Data provided.
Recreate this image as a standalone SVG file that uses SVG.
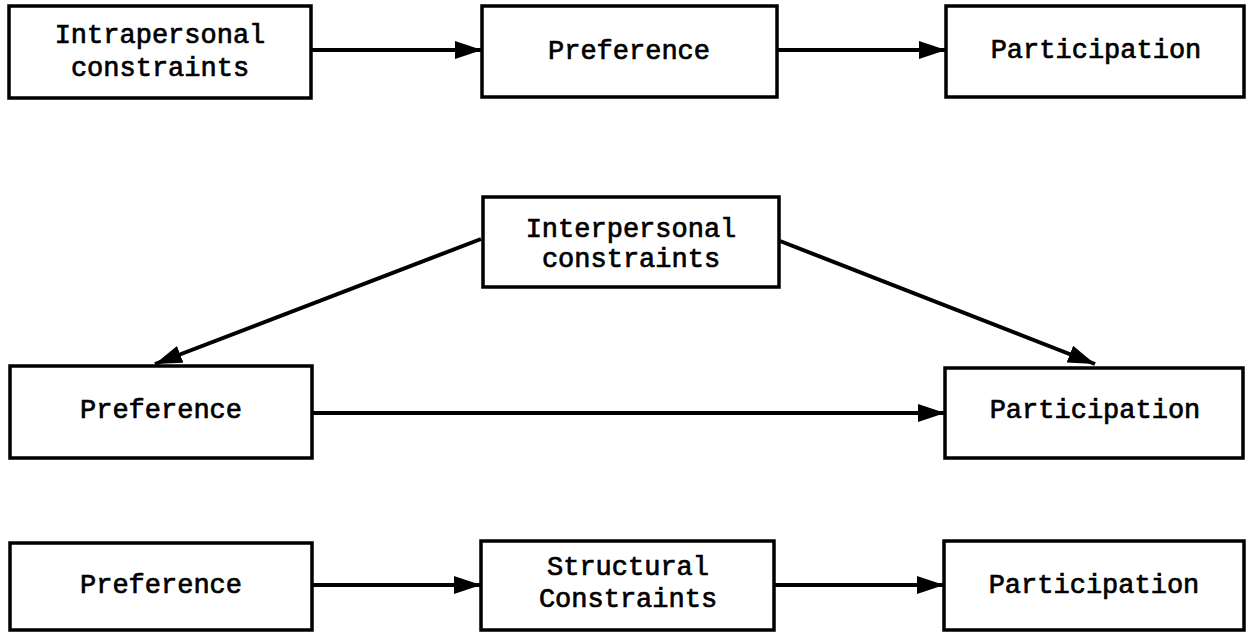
<svg xmlns="http://www.w3.org/2000/svg" width="1250" height="632" viewBox="0 0 1250 632">
<style>
.box{fill:#fff;stroke:#000;stroke-width:3.5}
.t{font-family:"Liberation Mono","Courier New",monospace;font-size:27px;font-weight:normal;text-anchor:middle;fill:#000;stroke:#000;stroke-width:0.7}
.c{stroke:#000;stroke-width:4;fill:none;marker-end:url(#ah)}
</style>
<defs>
<marker id="ah" markerUnits="userSpaceOnUse" markerWidth="30" markerHeight="20" refX="27" refY="9" orient="auto">
<path d="M0,0 L27,9 L0,18 Z" fill="#000"/>
</marker>
</defs>
<rect width="1250" height="632" fill="#fff"/>
<g id="connectors">
<line class="c" x1="311" y1="50" x2="482" y2="50"/>
<line class="c" x1="777" y1="50" x2="946" y2="50"/>
<line class="c" x1="481" y1="239" x2="155" y2="364"/>
<line class="c" x1="780" y1="241" x2="1095" y2="364"/>
<line class="c" x1="312" y1="413" x2="945" y2="413"/>
<line class="c" x1="312" y1="585" x2="481" y2="585"/>
<line class="c" x1="774" y1="585" x2="944" y2="585"/>
</g>
<g id="n1"><rect class="box" x="9" y="6" width="302" height="92"/><text class="t" x="160" y="43">Intrapersonal</text><text class="t" x="160" y="76">constraints</text></g>
<g id="n2"><rect class="box" x="482" y="6" width="295" height="91"/><text class="t" x="629" y="59">Preference</text></g>
<g id="n3"><rect class="box" x="946" y="6" width="298" height="91"/><text class="t" x="1096" y="58">Participation</text></g>
<g id="n4"><rect class="box" x="483" y="197" width="296" height="90"/><text class="t" x="631" y="237">Interpersonal</text><text class="t" x="631" y="267">constraints</text></g>
<g id="n5"><rect class="box" x="10" y="366" width="302" height="92"/><text class="t" x="161" y="418">Preference</text></g>
<g id="n6"><rect class="box" x="945" y="368" width="298" height="90"/><text class="t" x="1095" y="418">Participation</text></g>
<g id="n7"><rect class="box" x="10" y="543" width="302" height="87"/><text class="t" x="161" y="593">Preference</text></g>
<g id="n8"><rect class="box" x="481" y="541" width="293" height="89"/><text class="t" x="628" y="575">Structural</text><text class="t" x="628" y="607">Constraints</text></g>
<g id="n9"><rect class="box" x="944" y="541" width="300" height="89"/><text class="t" x="1094" y="593">Participation</text></g>
</svg>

What needs to be done. Copy out the listing exactly as it stands, but not the pictures.

Output for this task.
Recreate this image as a standalone SVG file that uses SVG.
<svg xmlns="http://www.w3.org/2000/svg" width="1250" height="632" viewBox="0 0 1250 632">
<style>
.box{fill:#fff;stroke:#000;stroke-width:3.5}
.t{font-family:"Liberation Mono","Courier New",monospace;font-size:27px;font-weight:normal;text-anchor:middle;fill:#000;stroke:#000;stroke-width:0.7}
.c{stroke:#000;stroke-width:4;fill:none;marker-end:url(#ah)}
</style>
<defs>
<marker id="ah" markerUnits="userSpaceOnUse" markerWidth="30" markerHeight="20" refX="27" refY="9" orient="auto">
<path d="M0,0 L27,9 L0,18 Z" fill="#000"/>
</marker>
</defs>
<rect width="1250" height="632" fill="#fff"/>
<g id="connectors">
<line class="c" x1="311" y1="50" x2="482" y2="50"/>
<line class="c" x1="777" y1="50" x2="946" y2="50"/>
<line class="c" x1="481" y1="239" x2="155" y2="364"/>
<line class="c" x1="780" y1="241" x2="1095" y2="364"/>
<line class="c" x1="312" y1="413" x2="945" y2="413"/>
<line class="c" x1="312" y1="585" x2="481" y2="585"/>
<line class="c" x1="774" y1="585" x2="944" y2="585"/>
</g>
<g id="n1"><rect class="box" x="9" y="6" width="302" height="92"/><text class="t" x="160" y="43">Intrapersonal</text><text class="t" x="160" y="76">constraints</text></g>
<g id="n2"><rect class="box" x="482" y="6" width="295" height="91"/><text class="t" x="629" y="59">Preference</text></g>
<g id="n3"><rect class="box" x="946" y="6" width="298" height="91"/><text class="t" x="1096" y="58">Participation</text></g>
<g id="n4"><rect class="box" x="483" y="197" width="296" height="90"/><text class="t" x="631" y="237">Interpersonal</text><text class="t" x="631" y="267">constraints</text></g>
<g id="n5"><rect class="box" x="10" y="366" width="302" height="92"/><text class="t" x="161" y="418">Preference</text></g>
<g id="n6"><rect class="box" x="945" y="368" width="298" height="90"/><text class="t" x="1095" y="418">Participation</text></g>
<g id="n7"><rect class="box" x="10" y="543" width="302" height="87"/><text class="t" x="161" y="593">Preference</text></g>
<g id="n8"><rect class="box" x="481" y="541" width="293" height="89"/><text class="t" x="628" y="575">Structural</text><text class="t" x="628" y="607">Constraints</text></g>
<g id="n9"><rect class="box" x="944" y="541" width="300" height="89"/><text class="t" x="1094" y="593">Participation</text></g>
</svg>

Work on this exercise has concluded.